My therapist said I still cared too much about what other people thought of me, about what role I had to play. I said it was hard when I didn’t know what I thought of myself. I thought about how in another life I was completely masc. I’d shed it like a skin, a skink dropping its tail. I liked the ability to change, to be different. But I felt the phantom limb like muscle memory.
I sat in the seclusion of my apartment, checking my phone, rereading messages from a guy I was dating but I’d called it off. I got bored and flicked open an app and messaged someone for a rendezvous. The anonymity of a fleeting encounter. When the hook-up was sorted, I tied my hair up and left the apartment.
On the way to the meetup, sitting in the leather seats and flashing lights of the rideshare, my phone vibrated, it was Jessie.
Sandy, I just wanted to say thanks for visiting this weekend. Just having you there made all the difference. We’re gonna stick with John as a name. We’re also gonna stick with male on the birth certificate. If they try to force it otherwise we’ll make a complaint
I steadied myself as the rideshare lurched around a back street of the Inner West.
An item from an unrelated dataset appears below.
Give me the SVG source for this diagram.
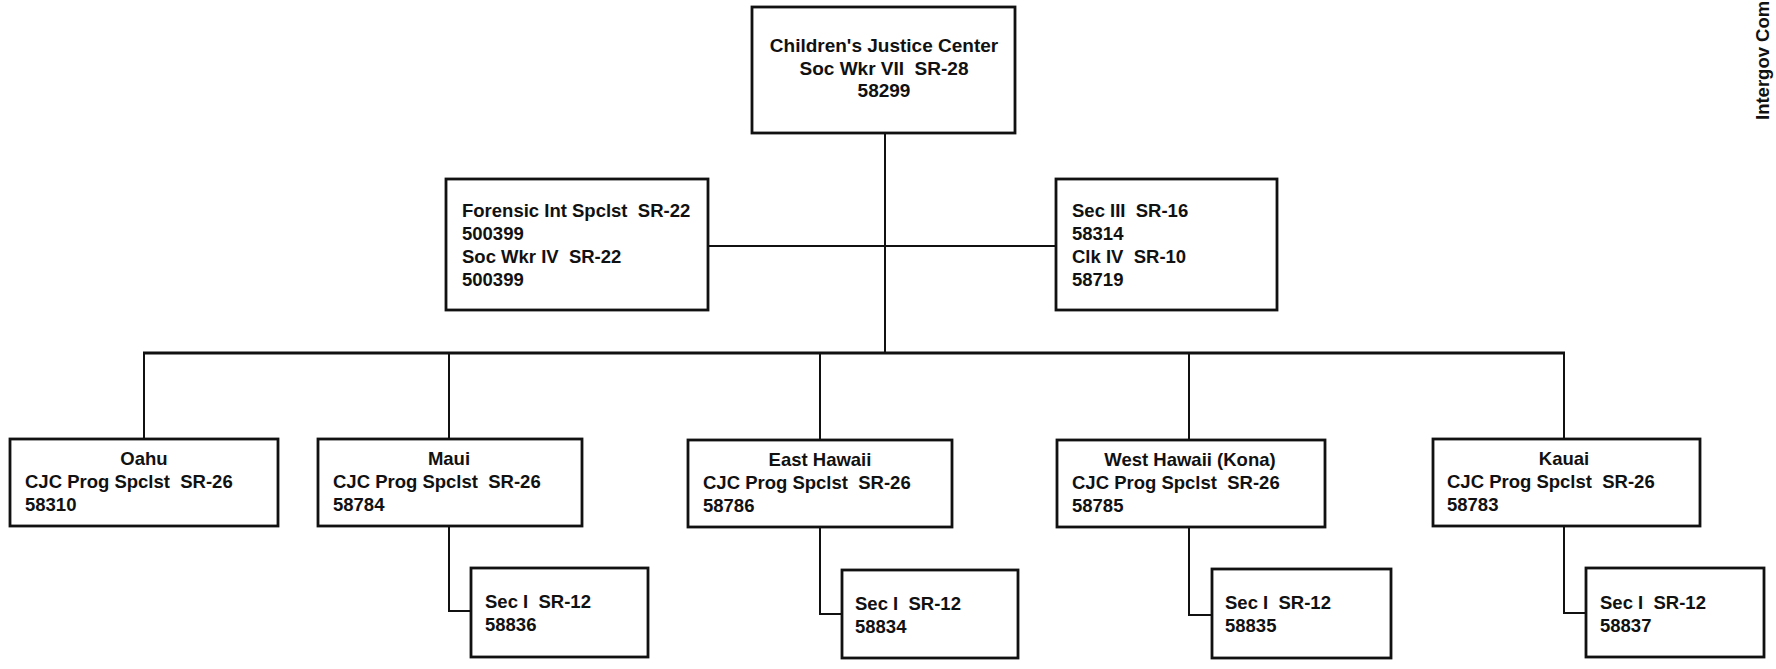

Of course Jess. And that’s great. It’s your call, no-one else’s.
Except that it would be John’s one day. Or at least, we thought it would be.
The rideshare stopped outside a block of apartments. Ground lights made circular glowing pools along the pavement to the entrance. I realised I’d been to this apartment before. I walked to the door and pressed the number in the keypad, wondering who I was going to be tonight.